▶ Task brief
Leave out the pictures and repeat the data exactly.

===

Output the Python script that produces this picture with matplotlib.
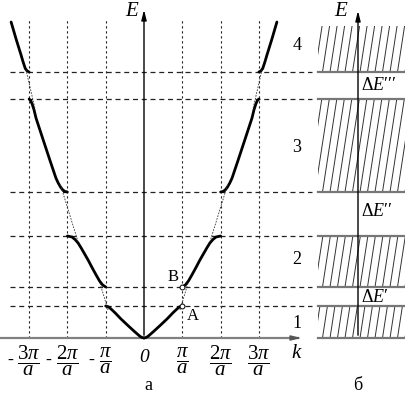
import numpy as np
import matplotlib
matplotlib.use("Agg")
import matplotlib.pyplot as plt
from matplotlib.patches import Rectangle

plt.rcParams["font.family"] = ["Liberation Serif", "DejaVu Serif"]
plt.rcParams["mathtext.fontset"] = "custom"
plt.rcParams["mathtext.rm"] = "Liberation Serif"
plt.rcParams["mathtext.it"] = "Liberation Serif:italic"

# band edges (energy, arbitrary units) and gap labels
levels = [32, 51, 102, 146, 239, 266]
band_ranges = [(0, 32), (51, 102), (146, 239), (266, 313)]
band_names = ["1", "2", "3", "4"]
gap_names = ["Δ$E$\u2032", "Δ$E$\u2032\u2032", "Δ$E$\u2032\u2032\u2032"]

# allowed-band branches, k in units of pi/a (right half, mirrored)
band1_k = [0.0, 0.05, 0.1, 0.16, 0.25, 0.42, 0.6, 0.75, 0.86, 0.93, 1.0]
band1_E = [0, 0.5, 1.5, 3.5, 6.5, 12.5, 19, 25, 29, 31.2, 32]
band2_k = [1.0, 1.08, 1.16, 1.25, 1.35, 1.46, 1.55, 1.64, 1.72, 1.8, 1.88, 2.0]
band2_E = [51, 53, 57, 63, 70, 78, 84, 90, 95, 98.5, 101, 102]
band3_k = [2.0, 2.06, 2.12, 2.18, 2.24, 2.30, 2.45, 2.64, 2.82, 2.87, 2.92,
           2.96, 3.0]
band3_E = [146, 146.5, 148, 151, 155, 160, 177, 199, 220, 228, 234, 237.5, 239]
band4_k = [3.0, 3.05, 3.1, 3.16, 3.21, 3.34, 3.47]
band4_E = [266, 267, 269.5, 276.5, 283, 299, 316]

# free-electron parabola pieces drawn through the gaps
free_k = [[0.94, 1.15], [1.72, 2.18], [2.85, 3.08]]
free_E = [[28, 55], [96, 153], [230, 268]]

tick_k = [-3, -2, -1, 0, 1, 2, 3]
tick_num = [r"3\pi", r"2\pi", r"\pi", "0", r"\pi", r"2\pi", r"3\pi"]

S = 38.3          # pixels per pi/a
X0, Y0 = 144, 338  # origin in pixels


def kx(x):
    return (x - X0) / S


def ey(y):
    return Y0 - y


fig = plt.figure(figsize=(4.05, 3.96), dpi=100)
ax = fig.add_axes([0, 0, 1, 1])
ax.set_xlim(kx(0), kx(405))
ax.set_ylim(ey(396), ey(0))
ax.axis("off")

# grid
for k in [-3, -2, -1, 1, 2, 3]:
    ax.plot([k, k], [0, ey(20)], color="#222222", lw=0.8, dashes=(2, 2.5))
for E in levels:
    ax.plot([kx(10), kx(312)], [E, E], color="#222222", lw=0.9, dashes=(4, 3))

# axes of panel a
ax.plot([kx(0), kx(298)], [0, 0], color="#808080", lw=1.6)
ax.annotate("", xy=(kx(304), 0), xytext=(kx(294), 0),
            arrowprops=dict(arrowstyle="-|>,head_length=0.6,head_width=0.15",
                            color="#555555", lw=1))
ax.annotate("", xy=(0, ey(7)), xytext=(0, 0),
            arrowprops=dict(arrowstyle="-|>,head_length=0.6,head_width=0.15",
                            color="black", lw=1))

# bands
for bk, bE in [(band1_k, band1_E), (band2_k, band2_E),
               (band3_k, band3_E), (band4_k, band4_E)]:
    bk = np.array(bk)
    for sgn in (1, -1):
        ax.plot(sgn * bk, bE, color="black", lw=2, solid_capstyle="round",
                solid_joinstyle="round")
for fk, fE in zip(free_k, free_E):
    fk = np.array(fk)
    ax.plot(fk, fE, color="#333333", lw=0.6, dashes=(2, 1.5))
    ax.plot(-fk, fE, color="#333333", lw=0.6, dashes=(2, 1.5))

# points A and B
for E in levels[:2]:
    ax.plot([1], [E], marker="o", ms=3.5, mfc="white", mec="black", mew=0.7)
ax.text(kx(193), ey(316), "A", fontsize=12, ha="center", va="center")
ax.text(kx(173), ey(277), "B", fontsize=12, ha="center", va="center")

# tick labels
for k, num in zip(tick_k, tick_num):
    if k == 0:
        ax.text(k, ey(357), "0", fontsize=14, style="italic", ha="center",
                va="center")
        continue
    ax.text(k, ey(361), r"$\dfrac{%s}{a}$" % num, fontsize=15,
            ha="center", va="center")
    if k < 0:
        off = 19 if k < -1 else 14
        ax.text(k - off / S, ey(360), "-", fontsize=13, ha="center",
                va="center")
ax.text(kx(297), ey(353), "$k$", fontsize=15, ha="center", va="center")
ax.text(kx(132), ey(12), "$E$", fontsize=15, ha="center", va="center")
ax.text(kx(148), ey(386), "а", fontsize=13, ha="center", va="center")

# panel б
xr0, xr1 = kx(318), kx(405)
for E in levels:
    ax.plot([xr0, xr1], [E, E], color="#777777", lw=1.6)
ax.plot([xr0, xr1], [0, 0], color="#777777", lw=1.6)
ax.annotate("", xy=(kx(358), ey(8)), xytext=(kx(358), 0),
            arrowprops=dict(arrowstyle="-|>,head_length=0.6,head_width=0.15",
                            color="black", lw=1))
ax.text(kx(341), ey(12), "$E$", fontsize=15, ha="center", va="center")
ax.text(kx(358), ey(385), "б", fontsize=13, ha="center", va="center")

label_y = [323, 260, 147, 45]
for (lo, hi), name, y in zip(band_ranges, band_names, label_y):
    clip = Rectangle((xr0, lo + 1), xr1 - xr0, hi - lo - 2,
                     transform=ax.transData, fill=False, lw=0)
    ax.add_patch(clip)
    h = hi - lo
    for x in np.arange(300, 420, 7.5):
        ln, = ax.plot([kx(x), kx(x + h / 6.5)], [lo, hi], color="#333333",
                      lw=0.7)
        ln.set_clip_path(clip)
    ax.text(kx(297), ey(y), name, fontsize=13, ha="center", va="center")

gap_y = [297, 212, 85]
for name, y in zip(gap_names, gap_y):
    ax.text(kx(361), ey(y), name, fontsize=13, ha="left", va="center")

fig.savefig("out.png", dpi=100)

===

▶ Written answer
Output the Python script that produces this picture with matplotlib.
import numpy as np
import matplotlib
matplotlib.use("Agg")
import matplotlib.pyplot as plt
from matplotlib.patches import Rectangle

plt.rcParams["font.family"] = ["Liberation Serif", "DejaVu Serif"]
plt.rcParams["mathtext.fontset"] = "custom"
plt.rcParams["mathtext.rm"] = "Liberation Serif"
plt.rcParams["mathtext.it"] = "Liberation Serif:italic"

# band edges (energy, arbitrary units) and gap labels
levels = [32, 51, 102, 146, 239, 266]
band_ranges = [(0, 32), (51, 102), (146, 239), (266, 313)]
band_names = ["1", "2", "3", "4"]
gap_names = ["Δ$E$\u2032", "Δ$E$\u2032\u2032", "Δ$E$\u2032\u2032\u2032"]

# allowed-band branches, k in units of pi/a (right half, mirrored)
band1_k = [0.0, 0.05, 0.1, 0.16, 0.25, 0.42, 0.6, 0.75, 0.86, 0.93, 1.0]
band1_E = [0, 0.5, 1.5, 3.5, 6.5, 12.5, 19, 25, 29, 31.2, 32]
band2_k = [1.0, 1.08, 1.16, 1.25, 1.35, 1.46, 1.55, 1.64, 1.72, 1.8, 1.88, 2.0]
band2_E = [51, 53, 57, 63, 70, 78, 84, 90, 95, 98.5, 101, 102]
band3_k = [2.0, 2.06, 2.12, 2.18, 2.24, 2.30, 2.45, 2.64, 2.82, 2.87, 2.92,
           2.96, 3.0]
band3_E = [146, 146.5, 148, 151, 155, 160, 177, 199, 220, 228, 234, 237.5, 239]
band4_k = [3.0, 3.05, 3.1, 3.16, 3.21, 3.34, 3.47]
band4_E = [266, 267, 269.5, 276.5, 283, 299, 316]

# free-electron parabola pieces drawn through the gaps
free_k = [[0.94, 1.15], [1.72, 2.18], [2.85, 3.08]]
free_E = [[28, 55], [96, 153], [230, 268]]

tick_k = [-3, -2, -1, 0, 1, 2, 3]
tick_num = [r"3\pi", r"2\pi", r"\pi", "0", r"\pi", r"2\pi", r"3\pi"]

S = 38.3          # pixels per pi/a
X0, Y0 = 144, 338  # origin in pixels


def kx(x):
    return (x - X0) / S


def ey(y):
    return Y0 - y


fig = plt.figure(figsize=(4.05, 3.96), dpi=100)
ax = fig.add_axes([0, 0, 1, 1])
ax.set_xlim(kx(0), kx(405))
ax.set_ylim(ey(396), ey(0))
ax.axis("off")

# grid
for k in [-3, -2, -1, 1, 2, 3]:
    ax.plot([k, k], [0, ey(20)], color="#222222", lw=0.8, dashes=(2, 2.5))
for E in levels:
    ax.plot([kx(10), kx(312)], [E, E], color="#222222", lw=0.9, dashes=(4, 3))

# axes of panel a
ax.plot([kx(0), kx(298)], [0, 0], color="#808080", lw=1.6)
ax.annotate("", xy=(kx(304), 0), xytext=(kx(294), 0),
            arrowprops=dict(arrowstyle="-|>,head_length=0.6,head_width=0.15",
                            color="#555555", lw=1))
ax.annotate("", xy=(0, ey(7)), xytext=(0, 0),
            arrowprops=dict(arrowstyle="-|>,head_length=0.6,head_width=0.15",
                            color="black", lw=1))

# bands
for bk, bE in [(band1_k, band1_E), (band2_k, band2_E),
               (band3_k, band3_E), (band4_k, band4_E)]:
    bk = np.array(bk)
    for sgn in (1, -1):
        ax.plot(sgn * bk, bE, color="black", lw=2, solid_capstyle="round",
                solid_joinstyle="round")
for fk, fE in zip(free_k, free_E):
    fk = np.array(fk)
    ax.plot(fk, fE, color="#333333", lw=0.6, dashes=(2, 1.5))
    ax.plot(-fk, fE, color="#333333", lw=0.6, dashes=(2, 1.5))

# points A and B
for E in levels[:2]:
    ax.plot([1], [E], marker="o", ms=3.5, mfc="white", mec="black", mew=0.7)
ax.text(kx(193), ey(316), "A", fontsize=12, ha="center", va="center")
ax.text(kx(173), ey(277), "B", fontsize=12, ha="center", va="center")

# tick labels
for k, num in zip(tick_k, tick_num):
    if k == 0:
        ax.text(k, ey(357), "0", fontsize=14, style="italic", ha="center",
                va="center")
        continue
    ax.text(k, ey(361), r"$\dfrac{%s}{a}$" % num, fontsize=15,
            ha="center", va="center")
    if k < 0:
        off = 19 if k < -1 else 14
        ax.text(k - off / S, ey(360), "-", fontsize=13, ha="center",
                va="center")
ax.text(kx(297), ey(353), "$k$", fontsize=15, ha="center", va="center")
ax.text(kx(132), ey(12), "$E$", fontsize=15, ha="center", va="center")
ax.text(kx(148), ey(386), "а", fontsize=13, ha="center", va="center")

# panel б
xr0, xr1 = kx(318), kx(405)
for E in levels:
    ax.plot([xr0, xr1], [E, E], color="#777777", lw=1.6)
ax.plot([xr0, xr1], [0, 0], color="#777777", lw=1.6)
ax.annotate("", xy=(kx(358), ey(8)), xytext=(kx(358), 0),
            arrowprops=dict(arrowstyle="-|>,head_length=0.6,head_width=0.15",
                            color="black", lw=1))
ax.text(kx(341), ey(12), "$E$", fontsize=15, ha="center", va="center")
ax.text(kx(358), ey(385), "б", fontsize=13, ha="center", va="center")

label_y = [323, 260, 147, 45]
for (lo, hi), name, y in zip(band_ranges, band_names, label_y):
    clip = Rectangle((xr0, lo + 1), xr1 - xr0, hi - lo - 2,
                     transform=ax.transData, fill=False, lw=0)
    ax.add_patch(clip)
    h = hi - lo
    for x in np.arange(300, 420, 7.5):
        ln, = ax.plot([kx(x), kx(x + h / 6.5)], [lo, hi], color="#333333",
                      lw=0.7)
        ln.set_clip_path(clip)
    ax.text(kx(297), ey(y), name, fontsize=13, ha="center", va="center")

gap_y = [297, 212, 85]
for name, y in zip(gap_names, gap_y):
    ax.text(kx(361), ey(y), name, fontsize=13, ha="left", va="center")

fig.savefig("out.png", dpi=100)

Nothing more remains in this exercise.